DWI in Texas: What does it really mean?

DWI in TexasIt sounds simple enough: driving while intoxicated. A common thought is that it means what it says: driving while intoxicated.

But how does Texas law really define this offense?

First, driving doesn’t really mean driving. Rather, Texas law states that “operating” a motor vehicle in a public place while intoxicated is DWI. Courts have interpreted this to mean a lot less than actual driving of a motor vehicle. For example, a person behind the wheel with the ability to control the vehicle can be considered operating under the law. A person asleep in the front seat with the keys in the ignition, even with the car turned off, has been considered operating under the Texas statute.

What does “intoxicated” mean?

Most people associate this with being drunk or impaired. Again, Texas law defines “intoxication” very differently than one might think.

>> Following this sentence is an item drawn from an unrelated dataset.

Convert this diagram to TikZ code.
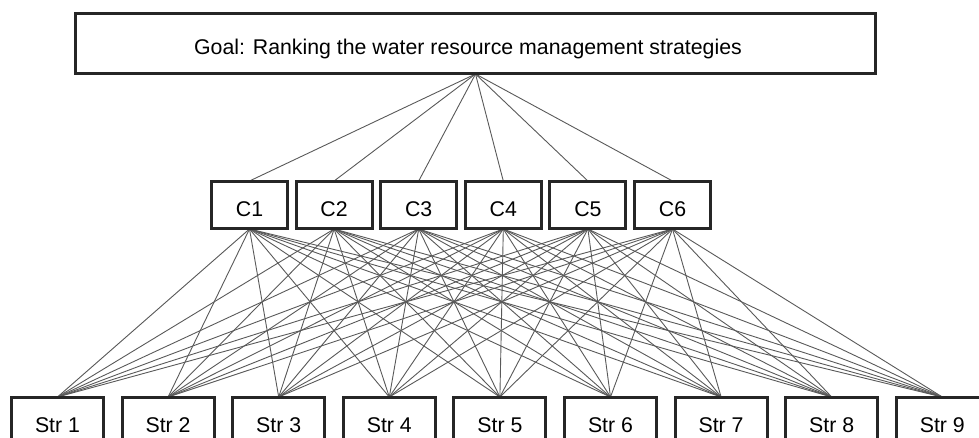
\documentclass[tikz,border=0pt]{standalone}
\usepackage{fontspec}
\setmainfont{Liberation Sans}
\begin{document}
\begin{tikzpicture}[x=1pt,y=-1pt,
  box/.style={draw=black!85,line width=2pt,fill=white,inner sep=0pt,rectangle},
  frame/.style={draw=black!85,line width=2pt},
  lbl/.style={anchor=base,inner sep=0pt,font=\fontsize{21.3}{25}\selectfont},
  link/.style={draw=black!65,line width=0.9pt}]
\useasboundingbox (0,0) rectangle (979,438);
\clip (0,0) rectangle (979,438);
% goal
\node[box,minimum width=799pt,minimum height=59pt] (goal) at (475.5,43.5) {};
% criteria
\foreach \i in {1,...,6}{
  \node[box,minimum width=75pt,minimum height=46pt] (c\i) at ({249.5+84.6*(\i-1)},205) {};
}
% strategies
\foreach \j in {1,...,9}{
  \node[box,minimum width=91pt,minimum height=54pt] (s\j) at ({57.5+110.6*(\j-1)},425) {};
}
% connectors
\foreach \i in {1,...,6}{
  \draw[link] (goal.south) -- (c\i.north);
  \foreach \j in {1,...,9}{
    \draw[link] (c\i.south) -- (s\j.north);
  }
}
% redraw box frames on top of connector ends
\foreach \i in {1,...,6}{
  \draw[frame] (c\i.south west) rectangle (c\i.north east);
}
\foreach \j in {1,...,9}{
  \draw[frame] (s\j.south west) rectangle (s\j.north east);
}
\draw[frame] (goal.south west) rectangle (goal.north east);
% labels
\node[lbl] (goaltext) at (468,55) {Goal: Ranking the water resource management strategies};
\foreach \i in {1,...,6}{
  \node[lbl] (ct\i) at ({249.5+84.6*(\i-1)},216.7) {C\i};
}
\foreach \j in {1,...,9}{
  \node[lbl] (st\j) at ({57.5+110.6*(\j-1)},432.7) {Str \j};
}
\end{tikzpicture}
\end{document}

It is defined by the Texas Penal Codes as: (A) not having the normal use of mental or physical faculties by reason of the introduction of alcohol, a controlled substance, a drug, a dangerous drug, a combination of two or more of those substances, or any other substance into the body; or (B) having an alcohol concentration of 0.08 or more.

As one can see, this is a very broad, seemingly subjective, and multifaceted definition. It states one can be considered intoxicated by a: not having normal use of ones mental faculties, b: not having normal use of one’s physical faculties or c: having an alcohol concentration above .08 at the time of operating a motor vehicle in a public place. If a jury finds beyond a reasonable doubt any one of these three definitions it is legally enough for a conviction for DWI. In fact, in a trial, some jurors could believe a defendant is guilty because he did not have normal mental faculties and other jurors, in the same trial, could believe the defendant did not have normal physical faculties. If all of the jurors agree on intoxication by any of the three definitions, Texas law allows a conviction. There are many cases where there is no breath or blood test thereby making the State attempt to prove their case by the first two “not having normal use” definitions. This is where the field sobriety tests are normally used against a person charged to attempt to show that they did not have normal mental and/or physical faculties while they were operating a motor vehicle.

Many people wrongly believe that DWI is associated with blood alcohol concentration only. This gives a false sense of security as many drinkers rely on alcohol level charts and try to figure out how much they can drink and stay below the legal limit. As one can see from above, this is totally irrelevant when an officer stops you, smells alcohol and begins giving field sobriety tests trying to ascertain loss of normal physical and mental abilities.

So what to do? The reality is that drinking any amount of alcohol and then driving puts you at risk of being put though field sobriety tests and possibly arrested if you are stopped. This is especially true with the increased specialty enforcement of DWI throughout Texas.